Once we had our fill of circling about the sanctuary, it was back on the road and officially on 17 mile drive. As you enter this stretch you must pass through a check point and pay $10 to access the loop. I thought it was great that they mark the center of the road with red dashes to help you know you are on the right path of 17 mile drive.
4. Spanish Bay
The first stop we made on 17 Mile Drive was to stretch our legs walking around Spanish Bay. The views were gorgeous looking out over the bay with the fog rolling by. Just inland from Spanish Bay is the Inn at Spanish Bay. While we did not go check it out, I have heard that it is a great resort with fantastic restaurants and golfing.
5. Restless Sea
Next up was Restless Sea. Along the drive there are there great painted wood signs to help let you know what stop each is, along with other information placards as to what each spot is named for and more about the area.
This spot was appropriately named for the seemly constant waves created by under water rock outcroppings. While watching the crashing wave you maybe even feel a light feeling of mist on your face.
Along the shore we found piles of rounded stones tossed about and then stacked into little monuments.
6. Point Joe
Next up on the drive is Point Joe. The sign below gives a history as to the name of this location.
This spot was know to have many ships crashing due to the turbulent waves and underwater shallow rock formations, but the views were simply beautiful as the fog began to lift.
7. China Rock
The large rock along this next part of the path is named China rock. Apparently it was the location where many Chinese immigrants set up camp in lean-tos, hence the name.
8. Seal Rock/Bird Rock
Another appropriately named stop was was Seal Rock and Bird Rock. This rock it out in the Pacific and covered in birds on the top and seals on the bottom section. It is out a bit, so hard to see too much details of the wildlife without a zoom lens or binoculars.
But with a zoom lens it becomes more clear the magnitude of how many seals are playing in the surf and calling this rock home.
9. Fanshell Overlook
On to Fanshell Overlook next. I have heard that April – June you can spot seals closer up on the light sand beach at this overlook. We did not spot any while we were there, but we were on the early side of the season.
10. Cypress Point Lookout
Continuing on you will come to the Cypress Point Lookout. From here you can look across and start to see the beautiful Cypress trees ahead, along with more gorgeous views of the coast and rock formations.
11. Crocker Grove
Drive along a little more and you will find yourself at Crocker Grove.
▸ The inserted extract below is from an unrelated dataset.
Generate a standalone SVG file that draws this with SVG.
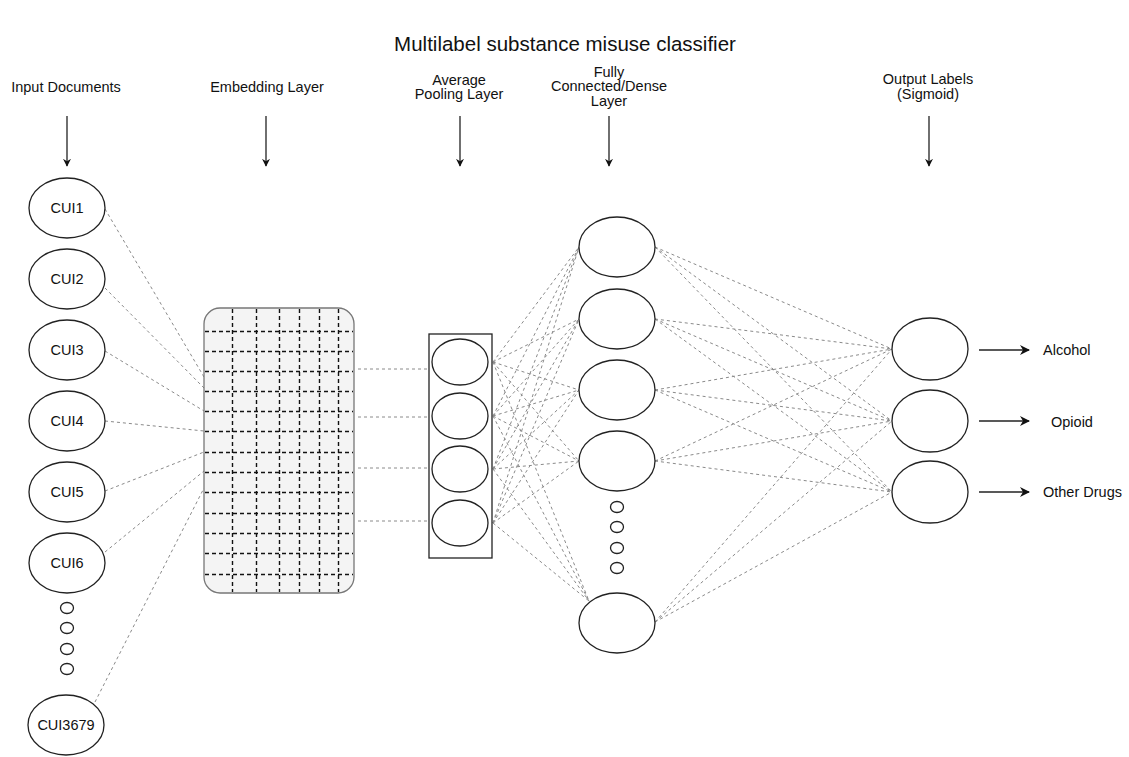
<svg xmlns="http://www.w3.org/2000/svg" width="1129" height="757" viewBox="0 0 1129 757">
<style>
text{font-family:"Liberation Sans",Arial,sans-serif;fill:#111;}
.t{font-size:14.5px;text-anchor:middle;}
.title{font-size:20.5px;text-anchor:middle;}
.n{fill:#fff;stroke:#222;stroke-width:1.3;}
.dl{stroke:#8a8a8a;stroke-width:1;stroke-dasharray:3 3;fill:none;}
.ar{stroke:#222;stroke-width:1.3;fill:none;marker-end:url(#ah);}
.ar2{stroke:#222;stroke-width:1.3;fill:none;marker-end:url(#ah2);}
.g{stroke:#111;stroke-width:1.4;stroke-dasharray:4 3;fill:none;}
</style>
<defs>
<marker id="ah" viewBox="0 0 10 10" refX="9" refY="5" markerWidth="8" markerHeight="8" markerUnits="userSpaceOnUse" orient="auto">
<path d="M0,0 L10,5 L0,10 L3,5 z" fill="#111"/>
</marker>
<marker id="ah2" viewBox="0 0 10 10" refX="9" refY="5" markerWidth="11" markerHeight="10" markerUnits="userSpaceOnUse" orient="auto">
<path d="M0,0 L10,5 L0,10 L3,5 z" fill="#111"/>
</marker>
</defs>
<rect width="1129" height="757" fill="#fff"/>
<text class="title" x="565" y="51">Multilabel substance misuse classifier</text>

<g id="headers">
<text class="t" x="66" y="92">Input Documents</text>
<text class="t" x="267" y="92">Embedding Layer</text>
<text class="t" x="459" y="85">Average</text>
<text class="t" x="459" y="99">Pooling Layer</text>
<text class="t" x="609" y="77">Fully</text>
<text class="t" x="609" y="91">Connected/Dense</text>
<text class="t" x="609" y="106">Layer</text>
<text class="t" x="928" y="84">Output Labels</text>
<text class="t" x="928" y="99">(Sigmoid)</text>
<line class="ar" x1="67" y1="116" x2="67" y2="166"/>
<line class="ar" x1="266" y1="116" x2="266" y2="166"/>
<line class="ar" x1="460" y1="116" x2="460" y2="166"/>
<line class="ar" x1="609" y1="116" x2="609" y2="166"/>
<line class="ar" x1="929" y1="116" x2="929" y2="166"/>
</g>

<g id="connectors">
<line class="dl" x1="105" y1="209" x2="204" y2="377"/>
<line class="dl" x1="105" y1="288" x2="204" y2="388"/>
<line class="dl" x1="105" y1="351" x2="204" y2="411"/>
<line class="dl" x1="105" y1="421" x2="204" y2="431"/>
<line class="dl" x1="105" y1="491" x2="204" y2="452"/>
<line class="dl" x1="105" y1="552" x2="204" y2="471"/>
<line class="dl" x1="95" y1="702" x2="204" y2="488"/>
<line class="dl" x1="358" y1="369" x2="429" y2="369"/>
<line class="dl" x1="358" y1="417" x2="429" y2="417"/>
<line class="dl" x1="358" y1="468" x2="429" y2="468"/>
<line class="dl" x1="358" y1="521" x2="429" y2="521"/>
<line class="dl" x1="493" y1="362" x2="579" y2="247"/>
<line class="dl" x1="493" y1="362" x2="579" y2="319"/>
<line class="dl" x1="493" y1="362" x2="579" y2="390"/>
<line class="dl" x1="493" y1="362" x2="579" y2="461"/>
<line class="dl" x1="493" y1="362" x2="589" y2="601"/>
<line class="dl" x1="493" y1="416" x2="579" y2="247"/>
<line class="dl" x1="493" y1="416" x2="579" y2="319"/>
<line class="dl" x1="493" y1="416" x2="579" y2="390"/>
<line class="dl" x1="493" y1="416" x2="579" y2="461"/>
<line class="dl" x1="493" y1="416" x2="589" y2="601"/>
<line class="dl" x1="493" y1="469" x2="579" y2="247"/>
<line class="dl" x1="493" y1="469" x2="579" y2="319"/>
<line class="dl" x1="493" y1="469" x2="579" y2="390"/>
<line class="dl" x1="493" y1="469" x2="579" y2="461"/>
<line class="dl" x1="493" y1="469" x2="589" y2="601"/>
<line class="dl" x1="493" y1="523" x2="579" y2="247"/>
<line class="dl" x1="493" y1="523" x2="579" y2="319"/>
<line class="dl" x1="493" y1="523" x2="579" y2="390"/>
<line class="dl" x1="493" y1="523" x2="579" y2="461"/>
<line class="dl" x1="493" y1="523" x2="589" y2="601"/>
<line class="dl" x1="655" y1="247" x2="892" y2="349"/>
<line class="dl" x1="655" y1="247" x2="892" y2="421"/>
<line class="dl" x1="655" y1="247" x2="892" y2="492"/>
<line class="dl" x1="655" y1="319" x2="892" y2="349"/>
<line class="dl" x1="655" y1="319" x2="892" y2="421"/>
<line class="dl" x1="655" y1="319" x2="892" y2="492"/>
<line class="dl" x1="655" y1="390" x2="892" y2="349"/>
<line class="dl" x1="655" y1="390" x2="892" y2="421"/>
<line class="dl" x1="655" y1="390" x2="892" y2="492"/>
<line class="dl" x1="655" y1="461" x2="892" y2="349"/>
<line class="dl" x1="655" y1="461" x2="892" y2="421"/>
<line class="dl" x1="655" y1="461" x2="892" y2="492"/>
<line class="dl" x1="655" y1="622" x2="892" y2="349"/>
<line class="dl" x1="655" y1="622" x2="892" y2="421"/>
<line class="dl" x1="655" y1="622" x2="892" y2="492"/>
<line class="ar2" x1="979" y1="350" x2="1029" y2="350"/>
<line class="ar2" x1="979" y1="421" x2="1029" y2="421"/>
<line class="ar2" x1="979" y1="492" x2="1029" y2="492"/>
</g>

<g id="cui1"><ellipse class="n" cx="67" cy="208" rx="38" ry="30"/><text class="t" x="67" y="213">CUI1</text></g>
<g id="cui2"><ellipse class="n" cx="67" cy="279" rx="38" ry="30"/><text class="t" x="67" y="284">CUI2</text></g>
<g id="cui3"><ellipse class="n" cx="67" cy="350" rx="38" ry="30"/><text class="t" x="67" y="355">CUI3</text></g>
<g id="cui4"><ellipse class="n" cx="67" cy="421" rx="38" ry="30"/><text class="t" x="67" y="426">CUI4</text></g>
<g id="cui5"><ellipse class="n" cx="67" cy="492" rx="38" ry="30"/><text class="t" x="67" y="497">CUI5</text></g>
<g id="cui6"><ellipse class="n" cx="67" cy="563" rx="38" ry="30"/><text class="t" x="67" y="568">CUI6</text></g>
<g id="cui-dots">
<ellipse class="n" cx="67" cy="608" rx="6.5" ry="5.5"/>
<ellipse class="n" cx="67" cy="628" rx="6.5" ry="5.5"/>
<ellipse class="n" cx="67" cy="649" rx="6.5" ry="5.5"/>
<ellipse class="n" cx="67" cy="669" rx="6.5" ry="5.5"/>
</g>
<g id="cui3679"><ellipse class="n" cx="66" cy="725" rx="38" ry="30"/><text class="t" x="66" y="730">CUI3679</text></g>

<g id="embedding">
<rect x="204" y="308" width="150" height="285" rx="16" ry="16" fill="#f4f4f4" stroke="#777" stroke-width="1.3"/>
<line class="g" x1="232.5" y1="309" x2="232.5" y2="592"/>
<line class="g" x1="256.5" y1="309" x2="256.5" y2="592"/>
<line class="g" x1="279.5" y1="309" x2="279.5" y2="592"/>
<line class="g" x1="299.5" y1="309" x2="299.5" y2="592"/>
<line class="g" x1="319.5" y1="309" x2="319.5" y2="592"/>
<line class="g" x1="338.5" y1="309" x2="338.5" y2="592"/>
<line class="g" x1="205" y1="331.5" x2="353" y2="331.5"/>
<line class="g" x1="205" y1="351.5" x2="353" y2="351.5"/>
<line class="g" x1="205" y1="371.5" x2="353" y2="371.5"/>
<line class="g" x1="205" y1="391.5" x2="353" y2="391.5"/>
<line class="g" x1="205" y1="411.5" x2="353" y2="411.5"/>
<line class="g" x1="205" y1="431.5" x2="353" y2="431.5"/>
<line class="g" x1="205" y1="452.5" x2="353" y2="452.5"/>
<line class="g" x1="205" y1="472.5" x2="353" y2="472.5"/>
<line class="g" x1="205" y1="492.5" x2="353" y2="492.5"/>
<line class="g" x1="205" y1="513.5" x2="353" y2="513.5"/>
<line class="g" x1="205" y1="533.5" x2="353" y2="533.5"/>
<line class="g" x1="205" y1="553.5" x2="353" y2="553.5"/>
<line class="g" x1="205" y1="574.5" x2="353" y2="574.5"/>
</g>

<g id="pooling">
<rect x="429" y="334" width="63" height="224" fill="none" stroke="#222" stroke-width="1.3"/>
<ellipse class="n" cx="460" cy="362" rx="28" ry="23"/>
<ellipse class="n" cx="460" cy="416" rx="28" ry="23"/>
<ellipse class="n" cx="460" cy="469" rx="28" ry="23"/>
<ellipse class="n" cx="460" cy="523" rx="28" ry="23"/>
</g>

<g id="dense">
<ellipse class="n" cx="617" cy="247" rx="38" ry="30"/>
<ellipse class="n" cx="617" cy="319" rx="38" ry="30"/>
<ellipse class="n" cx="617" cy="390" rx="38" ry="30"/>
<ellipse class="n" cx="617" cy="461" rx="38" ry="30"/>
<ellipse class="n" cx="617" cy="507" rx="6.5" ry="5.5"/>
<ellipse class="n" cx="617" cy="527" rx="6.5" ry="5.5"/>
<ellipse class="n" cx="617" cy="548" rx="6.5" ry="5.5"/>
<ellipse class="n" cx="617" cy="568" rx="6.5" ry="5.5"/>
<ellipse class="n" cx="617" cy="623" rx="38" ry="30"/>
</g>

<g id="out-alcohol"><ellipse class="n" cx="930" cy="349" rx="38" ry="31"/><text x="1043" y="355" style="font-size:14.5px">Alcohol</text></g>
<g id="out-opioid"><ellipse class="n" cx="930" cy="421" rx="38" ry="31"/><text x="1051" y="427" style="font-size:14.5px">Opioid</text></g>
<g id="out-other"><ellipse class="n" cx="930" cy="492" rx="38" ry="31"/><text x="1043" y="497" style="font-size:14.5px">Other Drugs</text></g>
</svg>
Crocker Grove is home to one of the largest Monterey Cypress trees and was named after Charles Crocker who established 17 mile drive. The Santa Cruz Cypress tree is fairly rare, so it was a treat to get to see this fantastic grove.
12. The Lone Cypress
Probably the most well know and famous image from 17 mile drive has to be the Lone Cypress. This image has become iconic for the area and can be found in the logo for Pebble Beach Company. This tree has been photographed by millions and now I have captured my own picture of it too.
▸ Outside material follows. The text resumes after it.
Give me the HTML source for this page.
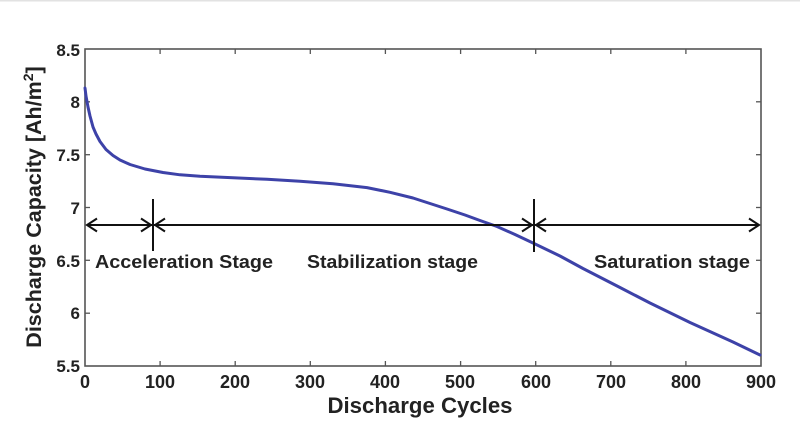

In order to get to the viewpoint they built this large winding staircase. I loved it! SO beautiful and fun to photograph too!
Such a beautiful day on 17 mile drive!
13. Ghost Tree
Back on the road again we next came upon Ghost tree. These gnarled white skeletons were once live Cypress trees. Time and beetle infestation have not been kind, and now they stand as remnants of the trees that used to be.
14. Pescadero Point
Ghost tree is also the same location of Pescadero Point. With beautiful views and a mix of dead and alive Cypress trees, this was one of my favorite stops along this scenic drive.
15. Pebble Beach Market
We ended our drive in Pebble Beach at the Pebble Beach Market. The sandwiches, while not cheap, were amazingly delicious. With a cold drink and a melt-y sandwich in hand, we found a nice seating area outside to enjoy the last few minutes of the coast before hopping back on the road and starting the long drive home.